**Aim**
Find the word "this" in the material below and gather every line that contains it.

**Rows**
begin
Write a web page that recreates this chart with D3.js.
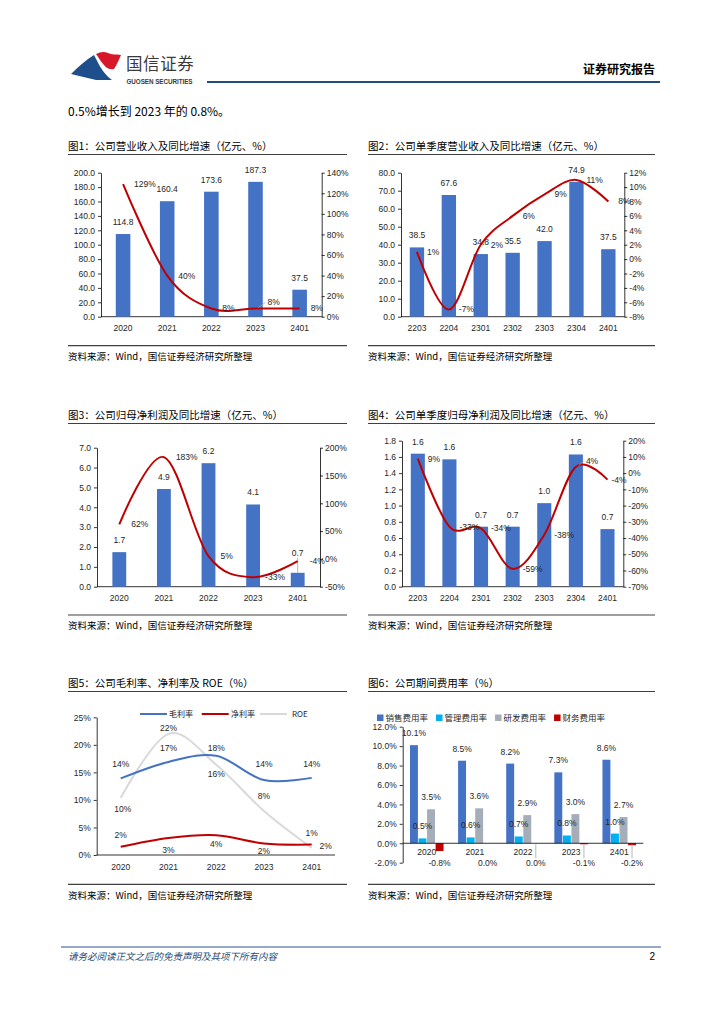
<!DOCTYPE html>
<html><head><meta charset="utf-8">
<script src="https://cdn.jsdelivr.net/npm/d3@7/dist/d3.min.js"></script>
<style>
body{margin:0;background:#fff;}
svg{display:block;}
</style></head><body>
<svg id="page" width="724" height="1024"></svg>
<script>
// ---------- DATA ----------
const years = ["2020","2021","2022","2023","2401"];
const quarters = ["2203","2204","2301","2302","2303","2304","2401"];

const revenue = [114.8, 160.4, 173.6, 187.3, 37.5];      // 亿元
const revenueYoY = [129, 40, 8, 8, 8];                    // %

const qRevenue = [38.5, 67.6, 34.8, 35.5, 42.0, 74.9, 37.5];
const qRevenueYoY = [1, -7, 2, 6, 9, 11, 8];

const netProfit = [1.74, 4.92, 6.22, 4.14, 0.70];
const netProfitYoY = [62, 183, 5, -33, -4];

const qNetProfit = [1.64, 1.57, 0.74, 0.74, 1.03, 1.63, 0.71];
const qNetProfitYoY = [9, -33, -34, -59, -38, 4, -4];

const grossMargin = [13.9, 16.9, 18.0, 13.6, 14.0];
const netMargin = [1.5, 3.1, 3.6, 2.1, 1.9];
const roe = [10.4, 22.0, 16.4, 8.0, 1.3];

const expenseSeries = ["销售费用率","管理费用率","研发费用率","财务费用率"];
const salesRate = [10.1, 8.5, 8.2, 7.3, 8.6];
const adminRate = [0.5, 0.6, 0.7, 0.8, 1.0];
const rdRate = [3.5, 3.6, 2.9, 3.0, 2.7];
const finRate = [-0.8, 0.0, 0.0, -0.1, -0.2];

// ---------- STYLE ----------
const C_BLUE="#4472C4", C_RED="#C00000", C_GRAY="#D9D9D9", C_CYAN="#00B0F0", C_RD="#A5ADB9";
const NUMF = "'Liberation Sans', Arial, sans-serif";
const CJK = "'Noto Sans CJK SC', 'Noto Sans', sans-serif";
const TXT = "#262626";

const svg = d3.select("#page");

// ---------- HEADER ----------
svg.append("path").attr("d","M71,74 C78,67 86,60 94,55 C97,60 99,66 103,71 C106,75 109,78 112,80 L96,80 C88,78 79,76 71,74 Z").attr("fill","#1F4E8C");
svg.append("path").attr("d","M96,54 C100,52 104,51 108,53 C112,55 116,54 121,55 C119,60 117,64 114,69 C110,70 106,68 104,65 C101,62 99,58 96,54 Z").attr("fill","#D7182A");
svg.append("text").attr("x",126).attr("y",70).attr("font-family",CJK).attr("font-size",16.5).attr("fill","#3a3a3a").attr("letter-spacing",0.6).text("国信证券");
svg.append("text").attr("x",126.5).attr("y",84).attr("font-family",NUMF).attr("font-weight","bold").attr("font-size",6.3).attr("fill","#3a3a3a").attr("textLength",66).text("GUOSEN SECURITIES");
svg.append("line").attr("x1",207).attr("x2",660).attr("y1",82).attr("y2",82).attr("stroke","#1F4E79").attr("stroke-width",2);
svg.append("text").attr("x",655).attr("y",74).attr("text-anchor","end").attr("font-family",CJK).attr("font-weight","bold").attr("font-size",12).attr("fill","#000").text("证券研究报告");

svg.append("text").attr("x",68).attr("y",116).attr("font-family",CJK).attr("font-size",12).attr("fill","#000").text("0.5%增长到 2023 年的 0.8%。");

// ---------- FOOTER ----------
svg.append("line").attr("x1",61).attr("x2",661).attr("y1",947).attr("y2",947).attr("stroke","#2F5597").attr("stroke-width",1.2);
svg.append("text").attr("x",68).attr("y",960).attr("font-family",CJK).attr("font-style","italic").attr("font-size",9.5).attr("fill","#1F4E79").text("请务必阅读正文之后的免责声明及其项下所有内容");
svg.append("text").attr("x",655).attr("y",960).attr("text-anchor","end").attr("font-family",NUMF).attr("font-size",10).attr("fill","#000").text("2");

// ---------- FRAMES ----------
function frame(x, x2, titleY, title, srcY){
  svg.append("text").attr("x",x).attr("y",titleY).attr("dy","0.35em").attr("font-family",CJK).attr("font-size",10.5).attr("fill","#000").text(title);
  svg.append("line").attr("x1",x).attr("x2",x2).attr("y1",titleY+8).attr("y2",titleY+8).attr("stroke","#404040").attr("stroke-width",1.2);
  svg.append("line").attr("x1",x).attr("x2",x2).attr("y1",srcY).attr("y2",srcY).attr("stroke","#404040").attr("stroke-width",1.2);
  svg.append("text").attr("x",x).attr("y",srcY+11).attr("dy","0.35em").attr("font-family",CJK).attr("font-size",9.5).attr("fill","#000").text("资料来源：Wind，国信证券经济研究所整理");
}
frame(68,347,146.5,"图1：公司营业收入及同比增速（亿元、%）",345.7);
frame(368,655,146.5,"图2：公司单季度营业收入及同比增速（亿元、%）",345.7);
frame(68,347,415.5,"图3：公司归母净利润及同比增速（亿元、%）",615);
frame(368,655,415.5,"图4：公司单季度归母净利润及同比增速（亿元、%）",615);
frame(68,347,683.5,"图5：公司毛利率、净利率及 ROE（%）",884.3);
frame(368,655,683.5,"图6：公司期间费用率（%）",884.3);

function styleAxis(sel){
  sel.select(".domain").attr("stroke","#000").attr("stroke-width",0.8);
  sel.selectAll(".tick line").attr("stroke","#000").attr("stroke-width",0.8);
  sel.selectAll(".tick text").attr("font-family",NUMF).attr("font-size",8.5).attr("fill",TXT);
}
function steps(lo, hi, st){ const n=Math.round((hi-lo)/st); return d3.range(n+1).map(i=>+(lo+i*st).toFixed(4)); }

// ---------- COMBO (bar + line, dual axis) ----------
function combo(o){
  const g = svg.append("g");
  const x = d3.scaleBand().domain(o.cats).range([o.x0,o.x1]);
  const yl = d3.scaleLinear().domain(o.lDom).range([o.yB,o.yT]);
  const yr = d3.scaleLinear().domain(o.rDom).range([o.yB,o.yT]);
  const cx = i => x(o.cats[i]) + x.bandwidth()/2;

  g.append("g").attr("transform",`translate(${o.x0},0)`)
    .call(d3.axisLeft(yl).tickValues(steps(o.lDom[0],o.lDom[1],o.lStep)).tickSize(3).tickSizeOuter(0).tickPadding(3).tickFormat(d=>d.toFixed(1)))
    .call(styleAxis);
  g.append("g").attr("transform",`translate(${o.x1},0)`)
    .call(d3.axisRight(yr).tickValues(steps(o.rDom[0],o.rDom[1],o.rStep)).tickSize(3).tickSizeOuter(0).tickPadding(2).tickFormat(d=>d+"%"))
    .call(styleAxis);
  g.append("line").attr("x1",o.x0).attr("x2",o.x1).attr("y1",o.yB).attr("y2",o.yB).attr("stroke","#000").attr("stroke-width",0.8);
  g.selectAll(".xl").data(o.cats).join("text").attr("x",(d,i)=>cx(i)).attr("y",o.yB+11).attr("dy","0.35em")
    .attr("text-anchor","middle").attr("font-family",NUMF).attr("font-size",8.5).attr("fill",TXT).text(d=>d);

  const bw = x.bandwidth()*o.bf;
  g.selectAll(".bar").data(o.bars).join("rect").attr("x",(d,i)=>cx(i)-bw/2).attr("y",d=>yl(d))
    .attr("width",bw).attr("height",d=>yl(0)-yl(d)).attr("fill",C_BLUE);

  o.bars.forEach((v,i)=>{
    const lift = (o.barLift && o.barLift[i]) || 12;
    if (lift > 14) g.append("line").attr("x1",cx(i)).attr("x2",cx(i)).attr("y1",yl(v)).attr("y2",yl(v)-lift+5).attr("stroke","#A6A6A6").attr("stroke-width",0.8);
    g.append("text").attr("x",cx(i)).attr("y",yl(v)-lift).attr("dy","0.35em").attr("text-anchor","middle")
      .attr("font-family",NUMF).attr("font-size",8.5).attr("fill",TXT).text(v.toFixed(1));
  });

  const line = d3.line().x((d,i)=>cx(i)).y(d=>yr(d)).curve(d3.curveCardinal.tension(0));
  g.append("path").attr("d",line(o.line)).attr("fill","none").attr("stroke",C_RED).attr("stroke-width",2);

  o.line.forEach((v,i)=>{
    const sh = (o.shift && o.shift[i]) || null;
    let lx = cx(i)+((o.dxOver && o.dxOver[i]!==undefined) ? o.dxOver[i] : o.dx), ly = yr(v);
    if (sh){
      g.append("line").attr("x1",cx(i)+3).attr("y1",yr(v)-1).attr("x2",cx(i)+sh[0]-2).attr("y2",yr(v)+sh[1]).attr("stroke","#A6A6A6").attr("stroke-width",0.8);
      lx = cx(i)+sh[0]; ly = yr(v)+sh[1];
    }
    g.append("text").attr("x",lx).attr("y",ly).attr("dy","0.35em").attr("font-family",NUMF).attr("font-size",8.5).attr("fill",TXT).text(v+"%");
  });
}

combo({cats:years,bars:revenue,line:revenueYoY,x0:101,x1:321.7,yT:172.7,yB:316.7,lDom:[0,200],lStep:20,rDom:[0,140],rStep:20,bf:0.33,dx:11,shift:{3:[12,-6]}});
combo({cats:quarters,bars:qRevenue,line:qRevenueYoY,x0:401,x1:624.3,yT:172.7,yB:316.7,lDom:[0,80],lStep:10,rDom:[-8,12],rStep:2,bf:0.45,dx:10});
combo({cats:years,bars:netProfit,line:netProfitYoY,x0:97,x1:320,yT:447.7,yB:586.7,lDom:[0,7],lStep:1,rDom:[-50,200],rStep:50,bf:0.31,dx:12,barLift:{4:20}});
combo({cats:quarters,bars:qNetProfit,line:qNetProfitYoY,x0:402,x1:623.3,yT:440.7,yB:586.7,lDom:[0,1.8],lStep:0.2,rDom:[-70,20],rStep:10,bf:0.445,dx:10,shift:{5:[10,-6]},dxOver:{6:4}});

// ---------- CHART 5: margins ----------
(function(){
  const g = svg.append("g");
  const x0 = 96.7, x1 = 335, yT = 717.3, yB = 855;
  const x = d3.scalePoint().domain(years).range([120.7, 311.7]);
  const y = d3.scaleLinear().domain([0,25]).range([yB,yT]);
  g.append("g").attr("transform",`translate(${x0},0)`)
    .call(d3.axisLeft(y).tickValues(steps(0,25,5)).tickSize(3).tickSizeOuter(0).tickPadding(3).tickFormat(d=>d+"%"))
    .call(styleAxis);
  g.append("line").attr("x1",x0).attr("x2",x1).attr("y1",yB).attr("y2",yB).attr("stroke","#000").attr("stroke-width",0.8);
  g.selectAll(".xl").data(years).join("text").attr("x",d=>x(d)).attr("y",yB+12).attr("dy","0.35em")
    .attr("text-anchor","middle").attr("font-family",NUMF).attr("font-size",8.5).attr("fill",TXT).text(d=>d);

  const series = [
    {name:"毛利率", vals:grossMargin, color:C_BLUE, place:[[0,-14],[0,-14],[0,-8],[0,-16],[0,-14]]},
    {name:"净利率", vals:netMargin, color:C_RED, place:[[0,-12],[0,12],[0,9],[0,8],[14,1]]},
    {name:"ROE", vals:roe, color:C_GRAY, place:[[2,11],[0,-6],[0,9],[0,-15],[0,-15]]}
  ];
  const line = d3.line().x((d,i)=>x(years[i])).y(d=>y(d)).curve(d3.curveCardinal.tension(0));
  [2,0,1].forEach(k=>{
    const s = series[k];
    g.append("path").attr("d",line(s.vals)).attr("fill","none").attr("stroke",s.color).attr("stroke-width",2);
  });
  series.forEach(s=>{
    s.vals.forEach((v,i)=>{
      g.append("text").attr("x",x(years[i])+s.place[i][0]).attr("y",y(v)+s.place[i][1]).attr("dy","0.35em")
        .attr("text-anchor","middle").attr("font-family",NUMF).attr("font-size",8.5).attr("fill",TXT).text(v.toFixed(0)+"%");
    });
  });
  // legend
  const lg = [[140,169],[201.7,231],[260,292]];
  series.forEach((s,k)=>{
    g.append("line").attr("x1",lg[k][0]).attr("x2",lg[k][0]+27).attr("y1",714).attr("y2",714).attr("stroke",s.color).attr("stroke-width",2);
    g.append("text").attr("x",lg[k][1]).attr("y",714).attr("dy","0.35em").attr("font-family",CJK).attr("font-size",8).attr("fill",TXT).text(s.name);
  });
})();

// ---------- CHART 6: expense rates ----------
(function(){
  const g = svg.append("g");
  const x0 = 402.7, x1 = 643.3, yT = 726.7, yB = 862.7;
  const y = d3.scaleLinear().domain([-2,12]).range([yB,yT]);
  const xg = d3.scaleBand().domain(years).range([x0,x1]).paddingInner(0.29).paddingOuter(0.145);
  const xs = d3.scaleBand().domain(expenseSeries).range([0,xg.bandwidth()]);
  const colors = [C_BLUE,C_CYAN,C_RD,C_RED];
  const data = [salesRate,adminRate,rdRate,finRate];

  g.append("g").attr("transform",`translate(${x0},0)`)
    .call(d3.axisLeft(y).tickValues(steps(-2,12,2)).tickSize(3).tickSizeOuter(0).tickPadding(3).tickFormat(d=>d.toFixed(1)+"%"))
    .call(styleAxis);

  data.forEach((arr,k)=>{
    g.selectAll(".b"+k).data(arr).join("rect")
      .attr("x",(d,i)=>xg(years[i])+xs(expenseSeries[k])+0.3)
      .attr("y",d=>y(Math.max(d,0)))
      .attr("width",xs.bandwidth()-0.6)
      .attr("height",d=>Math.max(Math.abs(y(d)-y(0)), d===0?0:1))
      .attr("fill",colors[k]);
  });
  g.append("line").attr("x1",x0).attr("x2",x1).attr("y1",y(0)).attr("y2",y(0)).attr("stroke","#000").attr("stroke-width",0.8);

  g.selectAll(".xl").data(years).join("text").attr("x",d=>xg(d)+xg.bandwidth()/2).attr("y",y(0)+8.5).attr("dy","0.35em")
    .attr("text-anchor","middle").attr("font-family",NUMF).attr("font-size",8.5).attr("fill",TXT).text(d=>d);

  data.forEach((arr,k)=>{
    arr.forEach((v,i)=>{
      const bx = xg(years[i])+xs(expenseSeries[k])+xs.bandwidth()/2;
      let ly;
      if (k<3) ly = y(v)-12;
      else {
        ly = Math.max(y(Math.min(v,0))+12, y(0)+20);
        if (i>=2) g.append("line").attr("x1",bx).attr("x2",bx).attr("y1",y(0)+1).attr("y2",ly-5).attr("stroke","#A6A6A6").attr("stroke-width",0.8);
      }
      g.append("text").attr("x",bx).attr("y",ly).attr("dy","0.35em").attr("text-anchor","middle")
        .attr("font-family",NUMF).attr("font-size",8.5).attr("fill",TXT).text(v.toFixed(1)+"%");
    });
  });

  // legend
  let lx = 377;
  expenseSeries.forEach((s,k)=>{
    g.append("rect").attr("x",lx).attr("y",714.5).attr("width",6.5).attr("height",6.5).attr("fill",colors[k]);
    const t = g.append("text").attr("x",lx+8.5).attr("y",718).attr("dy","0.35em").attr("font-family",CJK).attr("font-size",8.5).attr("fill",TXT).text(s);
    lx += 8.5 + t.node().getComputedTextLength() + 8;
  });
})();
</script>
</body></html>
end
begin
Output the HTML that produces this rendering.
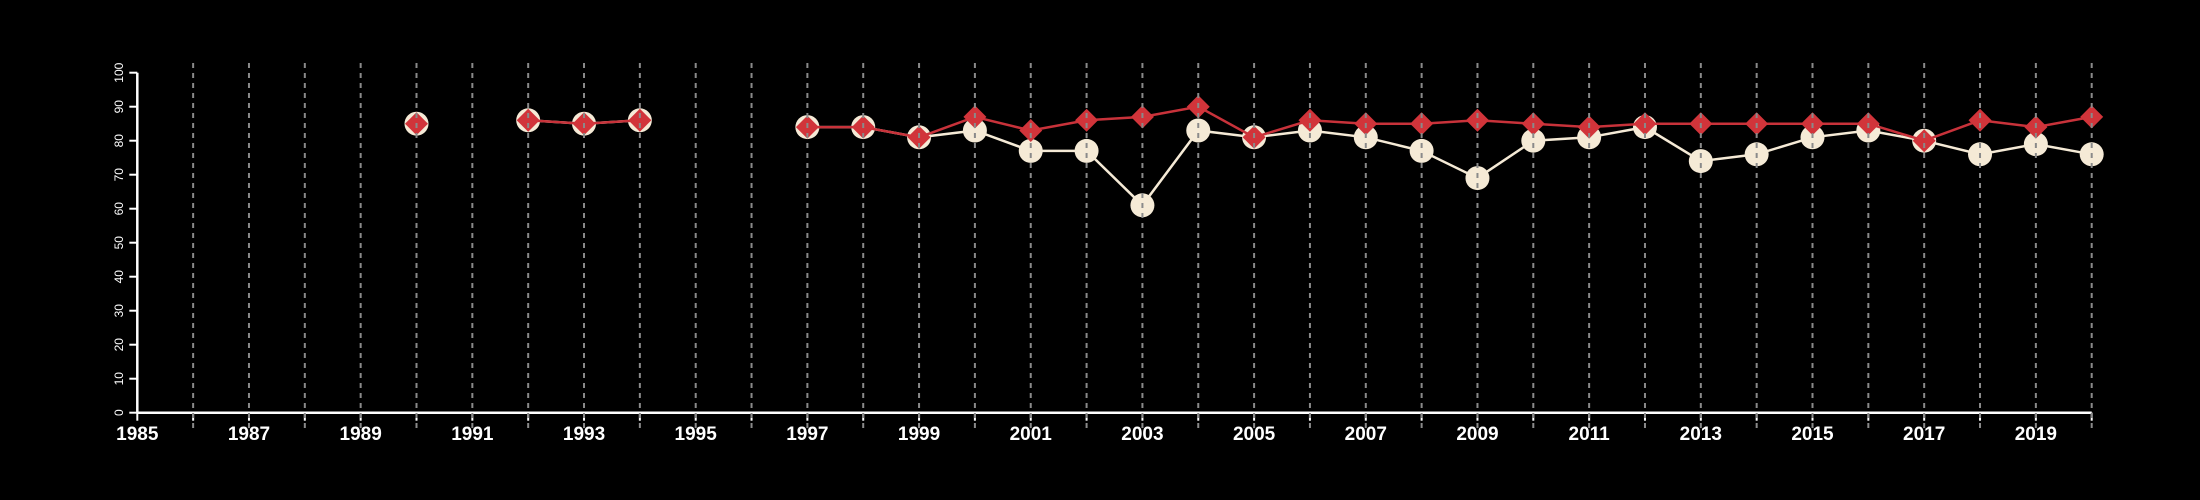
end
**Exercise response**
Write a web page that recreates this chart with D3.js.
Output the HTML that produces this rendering.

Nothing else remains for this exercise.